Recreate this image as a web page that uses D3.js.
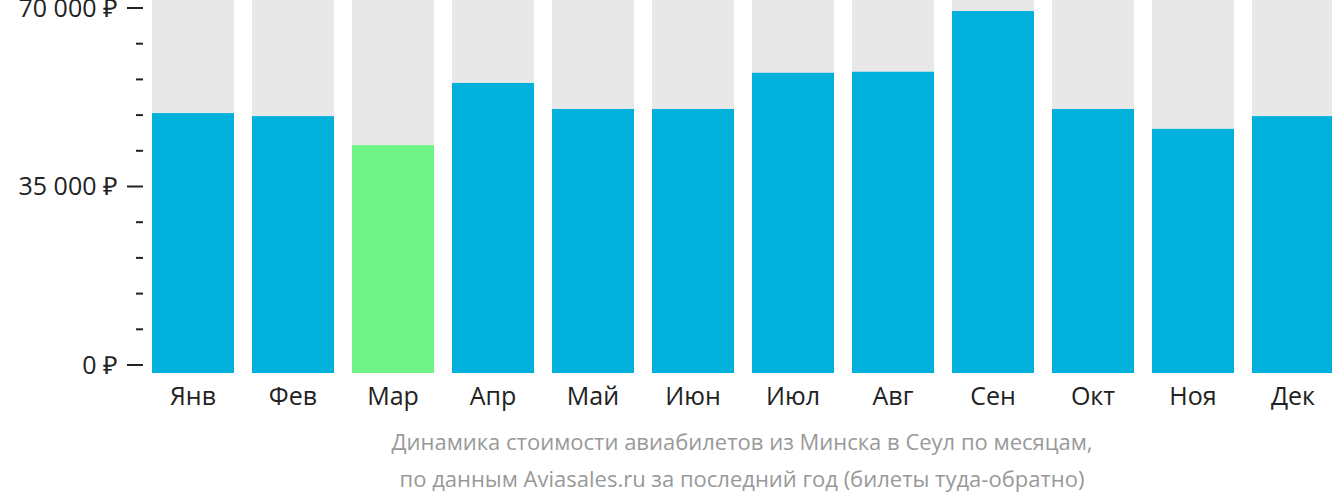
<!DOCTYPE html><html><head><meta charset="utf-8">
<script src="https://cdn.jsdelivr.net/npm/d3@7"></script>
<style>body{margin:0;background:#fff}svg{font-family:"Open Sans",sans-serif}</style></head><body>
<svg id="c" width="1332" height="502"></svg>
<script>
const months=["Янв","Фев","Мар","Апр","Май","Июн","Июл","Авг","Сен","Окт","Ноя","Дек"];
const prices=[49400,48800,43100,55300,50200,50200,57300,57500,69400,50200,46300,48800];
const highlight=["Мар"];
const majorTicks=[0,35000,70000];
const caption=["Динамика стоимости авиабилетов из Минска в Сеул по месяцам,","по данным Aviasales.ru за последний год (билеты туда-обратно)"];
const svg=d3.select("#c");
const x=d3.scaleBand().domain(months).range([143,1343]).paddingInner(0.18).paddingOuter(0.09);
const y=d3.scaleLinear().domain([0,70000]).range([365,8]);
const base=373;
svg.selectAll(".bg").data(months).join("rect").attr("x",d=>x(d)).attr("y",0).attr("width",x.bandwidth()).attr("height",base).attr("fill","#e8e8e8");
svg.selectAll(".b").data(prices).join("rect").attr("x",(d,i)=>x(months[i])).attr("y",d=>y(d)).attr("width",x.bandwidth()).attr("height",d=>base-y(d)).attr("fill",(d,i)=>highlight.includes(months[i])?"#6ef387":"#02b0dc");
const fmt=v=>(v===0?"0":d3.format(",")(v).replace(/,/g," "))+" ₽";
const minor=d3.range(0,70001,7000);
svg.selectAll(".mt").data(minor).join("line").attr("x1",d=>majorTicks.includes(d)?127:136).attr("x2",143).attr("y1",d=>y(d)).attr("y2",d=>y(d)).attr("stroke","#222").attr("stroke-width",2);
svg.selectAll(".tl").data(majorTicks).join("text").attr("x",118).attr("y",d=>y(d)).attr("dy","0.35em").attr("text-anchor","end").attr("font-size",25).attr("fill","#222").text(fmt);
svg.selectAll(".ml").data(months).join("text").attr("x",d=>x(d)+x.bandwidth()/2).attr("y",405).attr("text-anchor","middle").attr("font-size",25).attr("fill","#222").text(d=>d);
svg.selectAll(".cap").data(caption).join("text").attr("x",742).attr("y",(d,i)=>450+i*37).attr("text-anchor","middle").attr("font-size",22).attr("fill","#999").text(d=>d);
</script></body></html>
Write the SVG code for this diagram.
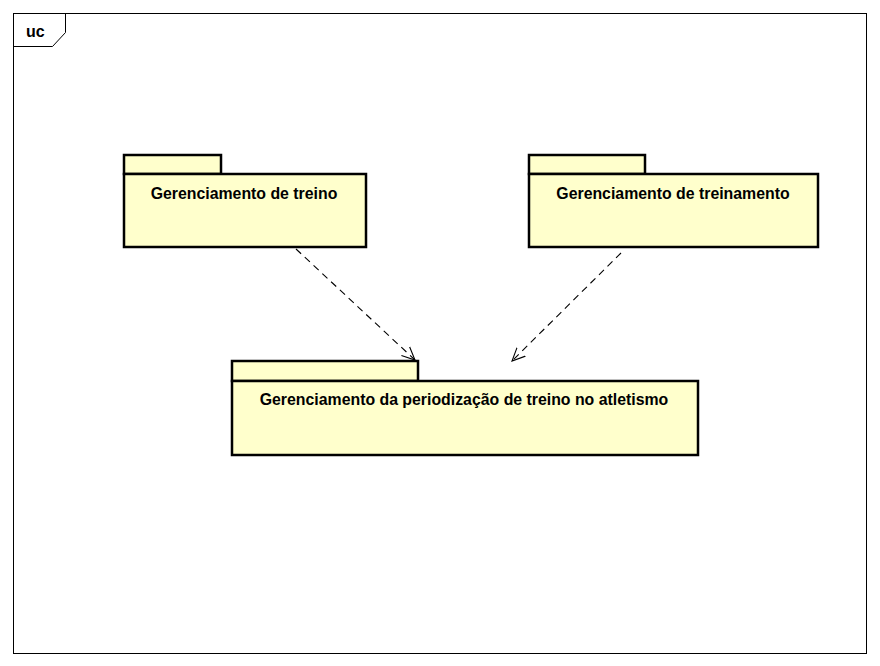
<svg xmlns="http://www.w3.org/2000/svg" width="880" height="666" viewBox="0 0 880 666">
<defs>
<style>
.frame{fill:none;stroke:#000;stroke-width:1}
.pkg{fill:#ffffcc;stroke:#000;stroke-width:2.5}
.lbl{font-family:"Liberation Sans",Arial,sans-serif;font-weight:bold;font-size:15.85px;fill:#000;text-anchor:middle}
.dep{fill:none;stroke:#000;stroke-width:1.1;stroke-dasharray:7,5}
</style>
<marker id="open" viewBox="0 0 14 14" refX="13" refY="7" markerWidth="14" markerHeight="14" markerUnits="userSpaceOnUse" orient="auto">
<path d="M0,1 L13,7 L0,13" fill="none" stroke="#000" stroke-width="1.1"/>
</marker>
</defs>
<rect width="880" height="666" fill="#fff"/>
<g id="frame">
<rect class="frame" x="13.5" y="13.5" width="853" height="640"/>
<path class="frame" d="M13.5,46.5 H52.5 L65.5,32.5 V13.5"/>
<text x="26" y="37" font-family="Liberation Sans,Arial,sans-serif" font-weight="bold" font-size="16">uc</text>
</g>
<g id="pkg1">
<rect class="pkg" x="124" y="155" width="97" height="19"/>
<rect class="pkg" x="124" y="174" width="242" height="73"/>
<text class="lbl" x="244" y="199">Gerenciamento de treino</text>
</g>
<g id="pkg2">
<rect class="pkg" x="529" y="155" width="116" height="19"/>
<rect class="pkg" x="529" y="174" width="289" height="73"/>
<text class="lbl" x="673" y="199">Gerenciamento de treinamento</text>
</g>
<g id="pkg3">
<rect class="pkg" x="232" y="361" width="186" height="20"/>
<rect class="pkg" x="232" y="381" width="466" height="74"/>
<text class="lbl" x="464" y="405">Gerenciamento da periodização de treino no atletismo</text>
</g>
<g id="connectors">
<line class="dep" x1="296" y1="249" x2="415" y2="360" marker-end="url(#open)"/>
<line class="dep" x1="621" y1="253" x2="512" y2="361" marker-end="url(#open)"/>
</g>
</svg>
────────────────────────────────────────
● Task directions
Your copy should match the records word for word, with the pictures removed.

● Correct response
Recreate this image as a web page that uses D3.js.
<!DOCTYPE html><html><head><meta charset="utf-8">
<script src="https://cdn.jsdelivr.net/npm/d3@7"></script>
<style>body{margin:0;background:#fff}svg{font-family:"Open Sans",sans-serif}</style></head><body>
<svg id="c" width="1332" height="502"></svg>
<script>
const months=["Янв","Фев","Мар","Апр","Май","Июн","Июл","Авг","Сен","Окт","Ноя","Дек"];
const prices=[49400,48800,43100,55300,50200,50200,57300,57500,69400,50200,46300,48800];
const highlight=["Мар"];
const majorTicks=[0,35000,70000];
const caption=["Динамика стоимости авиабилетов из Минска в Сеул по месяцам,","по данным Aviasales.ru за последний год (билеты туда-обратно)"];
const svg=d3.select("#c");
const x=d3.scaleBand().domain(months).range([143,1343]).paddingInner(0.18).paddingOuter(0.09);
const y=d3.scaleLinear().domain([0,70000]).range([365,8]);
const base=373;
svg.selectAll(".bg").data(months).join("rect").attr("x",d=>x(d)).attr("y",0).attr("width",x.bandwidth()).attr("height",base).attr("fill","#e8e8e8");
svg.selectAll(".b").data(prices).join("rect").attr("x",(d,i)=>x(months[i])).attr("y",d=>y(d)).attr("width",x.bandwidth()).attr("height",d=>base-y(d)).attr("fill",(d,i)=>highlight.includes(months[i])?"#6ef387":"#02b0dc");
const fmt=v=>(v===0?"0":d3.format(",")(v).replace(/,/g," "))+" ₽";
const minor=d3.range(0,70001,7000);
svg.selectAll(".mt").data(minor).join("line").attr("x1",d=>majorTicks.includes(d)?127:136).attr("x2",143).attr("y1",d=>y(d)).attr("y2",d=>y(d)).attr("stroke","#222").attr("stroke-width",2);
svg.selectAll(".tl").data(majorTicks).join("text").attr("x",118).attr("y",d=>y(d)).attr("dy","0.35em").attr("text-anchor","end").attr("font-size",25).attr("fill","#222").text(fmt);
svg.selectAll(".ml").data(months).join("text").attr("x",d=>x(d)+x.bandwidth()/2).attr("y",405).attr("text-anchor","middle").attr("font-size",25).attr("fill","#222").text(d=>d);
svg.selectAll(".cap").data(caption).join("text").attr("x",742).attr("y",(d,i)=>450+i*37).attr("text-anchor","middle").attr("font-size",22).attr("fill","#999").text(d=>d);
</script></body></html>
Write the SVG code for this diagram.
<svg xmlns="http://www.w3.org/2000/svg" width="880" height="666" viewBox="0 0 880 666">
<defs>
<style>
.frame{fill:none;stroke:#000;stroke-width:1}
.pkg{fill:#ffffcc;stroke:#000;stroke-width:2.5}
.lbl{font-family:"Liberation Sans",Arial,sans-serif;font-weight:bold;font-size:15.85px;fill:#000;text-anchor:middle}
.dep{fill:none;stroke:#000;stroke-width:1.1;stroke-dasharray:7,5}
</style>
<marker id="open" viewBox="0 0 14 14" refX="13" refY="7" markerWidth="14" markerHeight="14" markerUnits="userSpaceOnUse" orient="auto">
<path d="M0,1 L13,7 L0,13" fill="none" stroke="#000" stroke-width="1.1"/>
</marker>
</defs>
<rect width="880" height="666" fill="#fff"/>
<g id="frame">
<rect class="frame" x="13.5" y="13.5" width="853" height="640"/>
<path class="frame" d="M13.5,46.5 H52.5 L65.5,32.5 V13.5"/>
<text x="26" y="37" font-family="Liberation Sans,Arial,sans-serif" font-weight="bold" font-size="16">uc</text>
</g>
<g id="pkg1">
<rect class="pkg" x="124" y="155" width="97" height="19"/>
<rect class="pkg" x="124" y="174" width="242" height="73"/>
<text class="lbl" x="244" y="199">Gerenciamento de treino</text>
</g>
<g id="pkg2">
<rect class="pkg" x="529" y="155" width="116" height="19"/>
<rect class="pkg" x="529" y="174" width="289" height="73"/>
<text class="lbl" x="673" y="199">Gerenciamento de treinamento</text>
</g>
<g id="pkg3">
<rect class="pkg" x="232" y="361" width="186" height="20"/>
<rect class="pkg" x="232" y="381" width="466" height="74"/>
<text class="lbl" x="464" y="405">Gerenciamento da periodização de treino no atletismo</text>
</g>
<g id="connectors">
<line class="dep" x1="296" y1="249" x2="415" y2="360" marker-end="url(#open)"/>
<line class="dep" x1="621" y1="253" x2="512" y2="361" marker-end="url(#open)"/>
</g>
</svg>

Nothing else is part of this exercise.